The only question to resolve is whether plaintiff, McFarland, was contributively negligent as a matter of law.
McFarland was travelling east out of Farmington on Highway 550. The accident occurred one tenth of a mile east of the Farmington city limits and at the east end of a cemetery that fronts on the southern lane of the eastbound highway. There were two lanes in each direction divided by a medial area. We are concerned only with the two southern lanes of traffic moving eastward.
As McFarland approached the west end of the cemetery area, he was driving in the north lane at 55 mph which estimates at 75 feet per second. He looked to his right and saw six to eight cars parked off the south side of the highway, and 30 to 40 people, including children, walking out of the cemetery toward the highway.
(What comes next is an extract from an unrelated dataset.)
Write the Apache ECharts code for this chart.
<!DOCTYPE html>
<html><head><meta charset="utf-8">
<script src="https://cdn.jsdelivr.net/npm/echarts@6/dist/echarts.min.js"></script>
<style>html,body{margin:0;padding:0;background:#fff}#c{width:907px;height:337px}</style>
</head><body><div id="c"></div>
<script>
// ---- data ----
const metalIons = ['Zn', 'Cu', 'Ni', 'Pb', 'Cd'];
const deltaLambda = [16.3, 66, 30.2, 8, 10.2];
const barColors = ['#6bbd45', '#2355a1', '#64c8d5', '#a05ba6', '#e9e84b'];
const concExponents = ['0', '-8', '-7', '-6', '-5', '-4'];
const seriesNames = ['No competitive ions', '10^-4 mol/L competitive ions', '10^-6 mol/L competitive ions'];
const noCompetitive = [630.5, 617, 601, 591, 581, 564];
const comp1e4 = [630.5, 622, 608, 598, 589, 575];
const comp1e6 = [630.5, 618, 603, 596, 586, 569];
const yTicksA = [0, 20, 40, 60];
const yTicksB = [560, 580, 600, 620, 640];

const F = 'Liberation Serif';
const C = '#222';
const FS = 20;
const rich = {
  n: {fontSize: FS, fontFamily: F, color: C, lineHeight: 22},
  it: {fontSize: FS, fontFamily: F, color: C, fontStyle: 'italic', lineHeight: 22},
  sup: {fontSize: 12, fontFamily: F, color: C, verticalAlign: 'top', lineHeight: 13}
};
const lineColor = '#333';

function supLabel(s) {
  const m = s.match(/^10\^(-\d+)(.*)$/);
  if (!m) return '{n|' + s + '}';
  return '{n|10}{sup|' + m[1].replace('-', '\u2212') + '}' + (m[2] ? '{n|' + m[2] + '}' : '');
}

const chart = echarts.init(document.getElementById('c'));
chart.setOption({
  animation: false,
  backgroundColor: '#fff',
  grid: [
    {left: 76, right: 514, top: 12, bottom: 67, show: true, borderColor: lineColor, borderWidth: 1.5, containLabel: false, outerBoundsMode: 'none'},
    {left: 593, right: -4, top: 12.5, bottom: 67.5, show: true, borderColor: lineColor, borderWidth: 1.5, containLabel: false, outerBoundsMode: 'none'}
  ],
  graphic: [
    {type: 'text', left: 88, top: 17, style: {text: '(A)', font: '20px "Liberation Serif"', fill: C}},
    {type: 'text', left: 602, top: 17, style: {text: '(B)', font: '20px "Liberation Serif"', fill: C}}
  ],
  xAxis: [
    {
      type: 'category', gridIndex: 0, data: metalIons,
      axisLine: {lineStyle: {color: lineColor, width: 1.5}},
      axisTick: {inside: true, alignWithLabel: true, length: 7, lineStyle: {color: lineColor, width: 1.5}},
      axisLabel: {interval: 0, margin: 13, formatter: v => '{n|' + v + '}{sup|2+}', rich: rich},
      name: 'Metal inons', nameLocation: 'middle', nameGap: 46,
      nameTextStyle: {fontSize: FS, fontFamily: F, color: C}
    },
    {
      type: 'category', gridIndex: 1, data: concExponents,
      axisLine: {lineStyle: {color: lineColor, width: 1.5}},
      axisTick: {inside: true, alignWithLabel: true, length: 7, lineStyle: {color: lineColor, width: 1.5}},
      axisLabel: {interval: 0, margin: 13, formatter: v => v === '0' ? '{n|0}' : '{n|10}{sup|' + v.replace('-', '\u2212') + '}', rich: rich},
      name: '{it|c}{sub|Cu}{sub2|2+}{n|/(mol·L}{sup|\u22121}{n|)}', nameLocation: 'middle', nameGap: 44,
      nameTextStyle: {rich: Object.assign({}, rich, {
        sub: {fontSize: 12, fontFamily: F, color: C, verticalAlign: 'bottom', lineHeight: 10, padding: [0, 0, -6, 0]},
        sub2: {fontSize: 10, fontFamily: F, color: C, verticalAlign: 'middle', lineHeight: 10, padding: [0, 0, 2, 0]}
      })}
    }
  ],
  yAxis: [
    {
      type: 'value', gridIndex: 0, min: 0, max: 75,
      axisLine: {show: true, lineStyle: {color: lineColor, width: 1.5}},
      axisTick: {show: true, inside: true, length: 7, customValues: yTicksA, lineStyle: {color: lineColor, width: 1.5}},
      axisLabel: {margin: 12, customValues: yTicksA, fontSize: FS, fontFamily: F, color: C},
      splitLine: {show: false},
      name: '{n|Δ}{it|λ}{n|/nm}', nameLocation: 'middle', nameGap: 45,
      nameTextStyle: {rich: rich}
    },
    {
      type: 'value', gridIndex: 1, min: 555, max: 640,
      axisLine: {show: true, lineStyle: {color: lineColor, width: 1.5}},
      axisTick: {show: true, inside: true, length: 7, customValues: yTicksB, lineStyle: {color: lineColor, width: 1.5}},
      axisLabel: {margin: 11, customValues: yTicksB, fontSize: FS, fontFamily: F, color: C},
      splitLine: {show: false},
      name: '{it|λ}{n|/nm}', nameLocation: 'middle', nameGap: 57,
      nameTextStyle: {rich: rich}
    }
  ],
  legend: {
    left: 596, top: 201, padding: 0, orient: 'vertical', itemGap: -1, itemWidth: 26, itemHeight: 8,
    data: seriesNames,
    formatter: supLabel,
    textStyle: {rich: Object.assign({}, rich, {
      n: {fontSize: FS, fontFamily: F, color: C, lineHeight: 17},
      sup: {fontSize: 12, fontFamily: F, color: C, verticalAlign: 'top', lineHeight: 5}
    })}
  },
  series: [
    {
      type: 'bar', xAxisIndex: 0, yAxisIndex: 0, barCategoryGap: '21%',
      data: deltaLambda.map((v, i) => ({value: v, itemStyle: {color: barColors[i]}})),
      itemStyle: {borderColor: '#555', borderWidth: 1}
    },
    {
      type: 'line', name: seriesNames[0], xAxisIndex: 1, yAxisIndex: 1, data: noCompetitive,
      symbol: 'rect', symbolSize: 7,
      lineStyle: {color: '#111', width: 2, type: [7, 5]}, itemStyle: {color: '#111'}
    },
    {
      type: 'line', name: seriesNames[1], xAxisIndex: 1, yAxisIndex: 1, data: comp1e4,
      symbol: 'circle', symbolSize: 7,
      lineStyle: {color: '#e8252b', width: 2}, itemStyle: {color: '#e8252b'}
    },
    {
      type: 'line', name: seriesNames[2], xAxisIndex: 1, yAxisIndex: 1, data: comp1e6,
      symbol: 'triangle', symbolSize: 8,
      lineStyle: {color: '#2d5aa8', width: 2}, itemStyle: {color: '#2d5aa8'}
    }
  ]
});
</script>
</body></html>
While driving along, he looked to the right and ahead to make sure no person, including children would run out in front of him. In fact, he was watching both sides of the highway and the area in front of him. The cemetery fronted on the highway about 160 to 200 feet.
Defendant, Helquist, drove so fast into McFarland’s lane of travel while McFarland’s eyes were focused at a different point that McFarland did not see the Helquist car until he looked directly ahead. A time period of two to three seconds elapsed between the time he might have seen the Helquist car and the time of the accident. The Helquist car was between 10 and 25 feet directly in front of him. It was turned slightly north as though Helquist was preparing to go through the median into the westbound lanes back toward Farmington. McFarland braced himself and his car struck the Helquist car.
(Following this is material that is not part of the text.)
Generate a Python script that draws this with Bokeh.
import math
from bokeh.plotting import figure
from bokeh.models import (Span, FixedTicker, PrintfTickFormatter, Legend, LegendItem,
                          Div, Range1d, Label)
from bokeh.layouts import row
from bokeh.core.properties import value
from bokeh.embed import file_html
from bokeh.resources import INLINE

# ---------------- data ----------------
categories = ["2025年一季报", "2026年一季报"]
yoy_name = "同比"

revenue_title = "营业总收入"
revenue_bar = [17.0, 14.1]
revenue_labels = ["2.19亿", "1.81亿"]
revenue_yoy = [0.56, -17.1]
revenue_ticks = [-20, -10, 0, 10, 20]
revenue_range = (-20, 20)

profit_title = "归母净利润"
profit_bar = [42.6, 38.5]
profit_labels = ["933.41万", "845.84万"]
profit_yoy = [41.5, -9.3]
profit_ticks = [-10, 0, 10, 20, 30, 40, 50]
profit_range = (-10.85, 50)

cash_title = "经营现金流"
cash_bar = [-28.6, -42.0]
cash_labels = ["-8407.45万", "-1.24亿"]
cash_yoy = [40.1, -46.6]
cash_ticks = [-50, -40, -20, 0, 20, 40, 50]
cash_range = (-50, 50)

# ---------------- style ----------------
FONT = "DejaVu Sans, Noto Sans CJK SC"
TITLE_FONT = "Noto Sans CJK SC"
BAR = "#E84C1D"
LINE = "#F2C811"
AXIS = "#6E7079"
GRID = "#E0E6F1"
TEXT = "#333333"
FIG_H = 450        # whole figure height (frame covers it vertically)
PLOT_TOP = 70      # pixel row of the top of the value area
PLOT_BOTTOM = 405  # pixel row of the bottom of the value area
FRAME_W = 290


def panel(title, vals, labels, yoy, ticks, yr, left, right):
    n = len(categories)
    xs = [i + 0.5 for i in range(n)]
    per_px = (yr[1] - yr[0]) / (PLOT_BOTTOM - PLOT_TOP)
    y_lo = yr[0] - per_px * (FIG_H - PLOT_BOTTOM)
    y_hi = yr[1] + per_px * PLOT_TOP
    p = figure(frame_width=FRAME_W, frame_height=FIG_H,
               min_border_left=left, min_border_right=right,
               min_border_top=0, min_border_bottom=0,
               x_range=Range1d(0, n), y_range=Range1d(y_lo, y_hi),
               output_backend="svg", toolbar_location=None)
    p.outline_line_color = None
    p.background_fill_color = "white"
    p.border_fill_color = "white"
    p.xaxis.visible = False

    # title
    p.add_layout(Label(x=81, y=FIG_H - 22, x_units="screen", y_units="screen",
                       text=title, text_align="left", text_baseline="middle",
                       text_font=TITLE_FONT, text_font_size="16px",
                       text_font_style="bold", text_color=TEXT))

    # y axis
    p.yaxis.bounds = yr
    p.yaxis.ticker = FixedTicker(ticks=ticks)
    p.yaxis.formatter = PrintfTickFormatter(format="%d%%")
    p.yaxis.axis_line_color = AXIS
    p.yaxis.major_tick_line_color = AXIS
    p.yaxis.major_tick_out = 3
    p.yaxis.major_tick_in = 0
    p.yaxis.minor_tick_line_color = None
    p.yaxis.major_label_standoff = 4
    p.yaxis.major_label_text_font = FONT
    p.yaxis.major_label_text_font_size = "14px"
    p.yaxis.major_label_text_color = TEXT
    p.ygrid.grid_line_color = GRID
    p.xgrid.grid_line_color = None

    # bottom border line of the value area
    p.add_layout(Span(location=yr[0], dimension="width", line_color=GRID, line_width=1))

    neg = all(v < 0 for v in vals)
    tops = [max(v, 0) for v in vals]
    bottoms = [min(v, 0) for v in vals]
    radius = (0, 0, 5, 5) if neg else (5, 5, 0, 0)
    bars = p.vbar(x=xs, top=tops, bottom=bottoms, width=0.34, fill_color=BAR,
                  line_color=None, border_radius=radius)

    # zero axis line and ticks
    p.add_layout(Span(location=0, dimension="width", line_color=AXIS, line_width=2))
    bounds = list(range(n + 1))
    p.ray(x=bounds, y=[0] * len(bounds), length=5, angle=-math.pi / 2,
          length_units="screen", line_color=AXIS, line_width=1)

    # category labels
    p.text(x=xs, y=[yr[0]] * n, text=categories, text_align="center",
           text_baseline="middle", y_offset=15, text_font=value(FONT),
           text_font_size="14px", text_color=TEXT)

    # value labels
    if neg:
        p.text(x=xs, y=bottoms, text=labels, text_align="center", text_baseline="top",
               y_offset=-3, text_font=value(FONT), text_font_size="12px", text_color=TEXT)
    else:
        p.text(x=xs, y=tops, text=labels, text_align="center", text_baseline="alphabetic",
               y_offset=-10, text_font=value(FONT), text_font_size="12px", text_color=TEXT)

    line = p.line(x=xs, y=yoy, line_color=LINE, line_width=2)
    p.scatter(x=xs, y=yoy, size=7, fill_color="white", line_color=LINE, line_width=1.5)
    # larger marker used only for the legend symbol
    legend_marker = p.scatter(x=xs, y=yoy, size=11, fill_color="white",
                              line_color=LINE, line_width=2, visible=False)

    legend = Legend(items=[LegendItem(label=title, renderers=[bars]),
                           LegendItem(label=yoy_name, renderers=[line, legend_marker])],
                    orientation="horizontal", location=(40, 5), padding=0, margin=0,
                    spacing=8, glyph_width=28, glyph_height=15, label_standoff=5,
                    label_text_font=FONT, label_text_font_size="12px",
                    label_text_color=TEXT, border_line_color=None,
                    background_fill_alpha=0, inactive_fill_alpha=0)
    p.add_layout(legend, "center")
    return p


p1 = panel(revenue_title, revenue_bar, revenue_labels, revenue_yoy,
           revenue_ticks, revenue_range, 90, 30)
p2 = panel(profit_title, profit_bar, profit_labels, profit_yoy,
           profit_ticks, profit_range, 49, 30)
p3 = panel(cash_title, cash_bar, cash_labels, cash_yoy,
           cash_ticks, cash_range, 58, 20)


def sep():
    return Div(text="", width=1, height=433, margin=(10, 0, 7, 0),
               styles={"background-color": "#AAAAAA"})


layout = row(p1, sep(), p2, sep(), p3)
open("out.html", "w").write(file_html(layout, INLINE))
We are not confronted with a situation in which McFarland was looking ahead and had a duty to see that which was in plain sight. Under the circumstances of this case, McFarland’s attention to traffic ahead was momentarily diverted by the activity surrounding a funeral departure by a host of people. Whether McFarland was contributively negligent is a question of fact for the jury.
It is hornbook law that the operator of a vehicle has a duty to keep a proper lookout and see what is in plain sight. UJI 9.3. To justify his failure to see a vehicle, the driver must offer evidence of justification. New Mexico State Highway Dept. v. Van Dyke, 90 N.M. 357, 563 P.2d 1150 (1977). Once a reason is given, its reasonableness is for the jury. Selgado v. Commercial Warehouse Company, 86 N.M. 633, 526 P.2d 430 (Ct.App.1974).
The driver of a vehicle has a duty to keep a reasonably continuous lookout, but not a constant lookout in one direction or constantly to have his eyes on the road ahead. Crocker v. Johnston, 43 N.M. 469, 95 P.2d 214 (1939). He is not required to refrain from directing his attention to reasonably anticipatable dangers which may emanate from sources other than the roadway ahead. Burnett v. Marchand, 186 So.2d 383 (La.App.1966). As a matter of fact, the driver has a right to assume that any person entering into the highway would do so with due care and caution. Beaucage v. Russell, 127 Vt. 58, 238 A.2d 631 (1968).
Plaintiff’s contributive negligence is a genuine issue of material fact.